To find the term independent of \( x \) in the expansion of \( (x^2 - \frac{1}{x})^9 \), we can follow these steps: ### Step 1: Identify the general term in the binomial expansion The general term in the binomial expansion of \( (a + b)^n \) is given by: \[ T_r = \binom{n}{r} a^{n-r} b^r \] In our case, \( a = x^2 \), \( b = -\frac{1}{x} \), and \( n = 9 \).
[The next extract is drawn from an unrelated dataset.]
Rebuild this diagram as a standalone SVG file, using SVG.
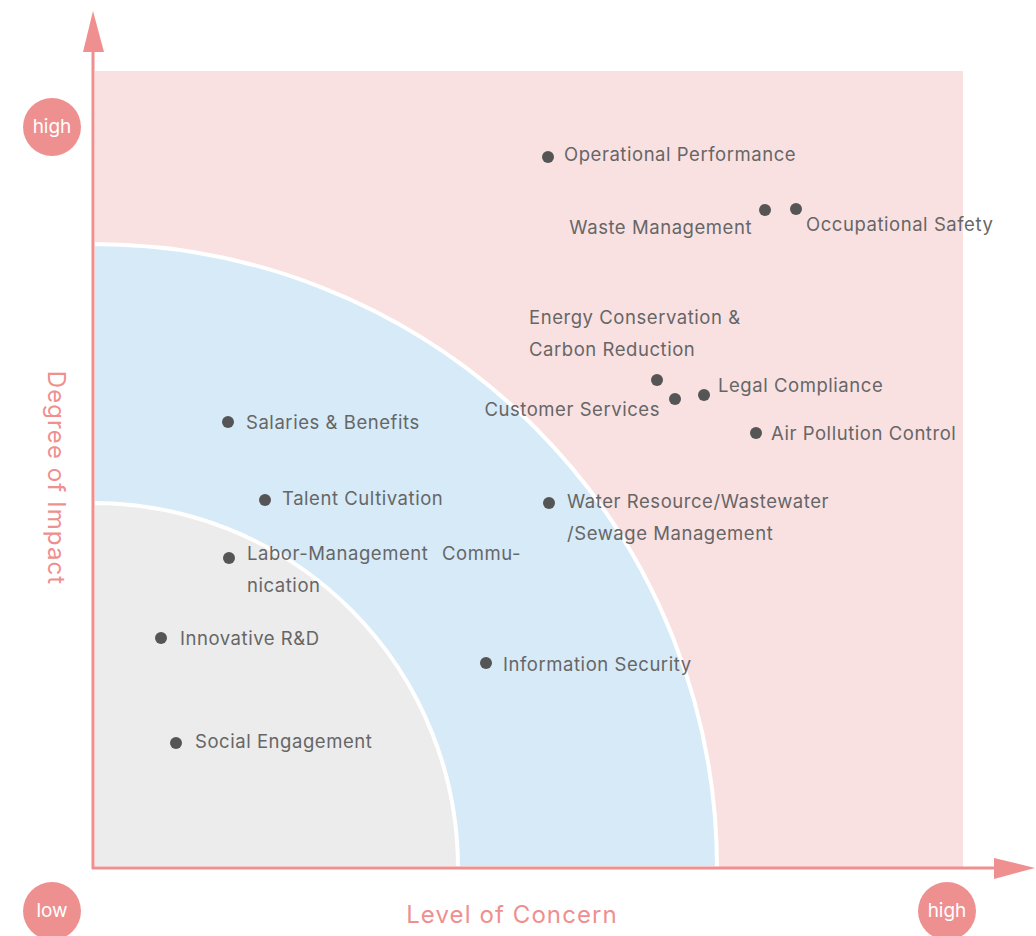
<svg xmlns="http://www.w3.org/2000/svg" width="1036" height="936" viewBox="0 0 1036 936">
<style>
.lbl{font-family:Inter,"Noto Sans","Liberation Sans",sans-serif;font-size:18.5px;letter-spacing:0.55px;fill:#666}
.dot{fill:#555}
.axt{font-family:Inter,"Noto Sans","Liberation Sans",sans-serif;font-size:24px;letter-spacing:1.1px;fill:#ef8f8f}
.bt{font-family:Inter,"Noto Sans","Liberation Sans",sans-serif;font-size:19px;fill:#fff;text-anchor:middle}
.bc{fill:#ee9090}
</style>
<rect width="1036" height="936" fill="#fff"/>
<g id="zones">
<rect x="95" y="71" width="868" height="796" fill="#f9e1e2"/>
<path d="M93 244 A624 624 0 0 1 717 868 L93 868 Z" fill="#d6eaf8" stroke="#fff" stroke-width="4"/>
<path d="M93 503 A365 365 0 0 1 458 868 L93 868 Z" fill="#ececec" stroke="#fff" stroke-width="4"/>
</g>
<g id="axes">
<line x1="93" y1="48" x2="93" y2="869" stroke="#ef8f8f" stroke-width="3"/>
<polygon points="93,11 83,52 104,52" fill="#ef8f8f"/>
<line x1="92" y1="868" x2="998" y2="868" stroke="#ef8f8f" stroke-width="3"/>
<polygon points="1035,868 994,858 994,879" fill="#ef8f8f"/>
</g>
<g id="badge-high-y"><circle class="bc" cx="52" cy="127" r="29"/><text class="bt" x="52" y="133">high</text></g>
<g id="badge-low"><circle class="bc" cx="52" cy="911" r="29"/><text class="bt" x="52" y="917">low</text></g>
<g id="badge-high-x"><circle class="bc" cx="947" cy="911" r="29"/><text class="bt" x="947" y="917">high</text></g>
<text class="axt" x="0" y="0" transform="translate(48,478) rotate(90)" text-anchor="middle">Degree of Impact</text>
<text class="axt" x="512" y="923" text-anchor="middle">Level of Concern</text>
<g id="operational-performance"><circle class="dot" cx="548" cy="157" r="6"/><text class="lbl" x="564" y="161">Operational Performance</text></g>
<g id="waste-management"><circle class="dot" cx="765" cy="210" r="6"/><text class="lbl" x="752" y="234" text-anchor="end">Waste Management</text></g>
<g id="occupational-safety"><circle class="dot" cx="796" cy="209" r="6"/><text class="lbl" x="806" y="231">Occupational Safety</text></g>
<g id="energy-conservation"><circle class="dot" cx="657" cy="380" r="6"/><text class="lbl" x="529" y="324">Energy Conservation &amp;</text><text class="lbl" x="529" y="356">Carbon Reduction</text></g>
<g id="customer-services"><circle class="dot" cx="675" cy="399" r="6"/><text class="lbl" x="660" y="416" text-anchor="end">Customer Services</text></g>
<g id="legal-compliance"><circle class="dot" cx="704" cy="395" r="6"/><text class="lbl" x="718" y="392">Legal Compliance</text></g>
<g id="air-pollution-control"><circle class="dot" cx="756" cy="433" r="6"/><text class="lbl" x="771" y="440">Air Pollution Control</text></g>
<g id="salaries-benefits"><circle class="dot" cx="228" cy="422" r="6"/><text class="lbl" x="246" y="429">Salaries &amp; Benefits</text></g>
<g id="talent-cultivation"><circle class="dot" cx="265" cy="500" r="6"/><text class="lbl" x="282" y="505">Talent Cultivation</text></g>
<g id="water-resource"><circle class="dot" cx="549" cy="503" r="6"/><text class="lbl" x="567" y="508">Water Resource/Wastewater</text><text class="lbl" x="567" y="540">/Sewage Management</text></g>
<g id="labor-management"><circle class="dot" cx="229" cy="558" r="6"/><text class="lbl" y="560"><tspan x="247">Labor-Management</tspan><tspan x="442">Commu-</tspan></text><text class="lbl" x="247" y="592">nication</text></g>
<g id="innovative-rd"><circle class="dot" cx="161" cy="638" r="6"/><text class="lbl" x="180" y="645">Innovative R&amp;D</text></g>
<g id="information-security"><circle class="dot" cx="486" cy="663" r="6"/><text class="lbl" x="503" y="671">Information Security</text></g>
<g id="social-engagement"><circle class="dot" cx="176" cy="743" r="6"/><text class="lbl" x="195" y="748">Social Engagement</text></g>
</svg>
Thus, the general term becomes: \[ T_r = \binom{9}{r} (x^2)^{9-r} \left(-\frac{1}{x}\right)^r \] ### Step 2: Simplify the general term Now, we simplify the general term: \[ T_r = \binom{9}{r} (x^{2(9-r)}) \left(-1\right)^r \left(\frac{1}{x^r}\right) \] This simplifies to: \[ T_r = \binom{9}{r} (-1)^r x^{18 - 2r - r} = \binom{9}{r} (-1)^r x^{18 - 3r} \] ### Step 3: Find the term independent of \( x \) To find the term independent of \( x \), we set the exponent of \( x \) to zero: \[ 18 - 3r = 0 \] Solving for \( r \): \[ 3r = 18 \implies r = 6 \] ### Step 4: Substitute \( r \) back into the general term Now, we substitute \( r = 6 \) back into the general term to find the value: \[ T_6 = \binom{9}{6} (-1)^6 \] Calculating \( \binom{9}{6} \): \[ \binom{9}{6} = \binom{9}{3} = \frac{9 \times 8 \times 7}{3 \times 2 \times 1} = 84 \] Thus, \( T_6 = 84 \). ### Conclusion The term independent of \( x \) in the expansion of \( (x^2 - \frac{1}{x})^9 \) is: \[ \boxed{84} \]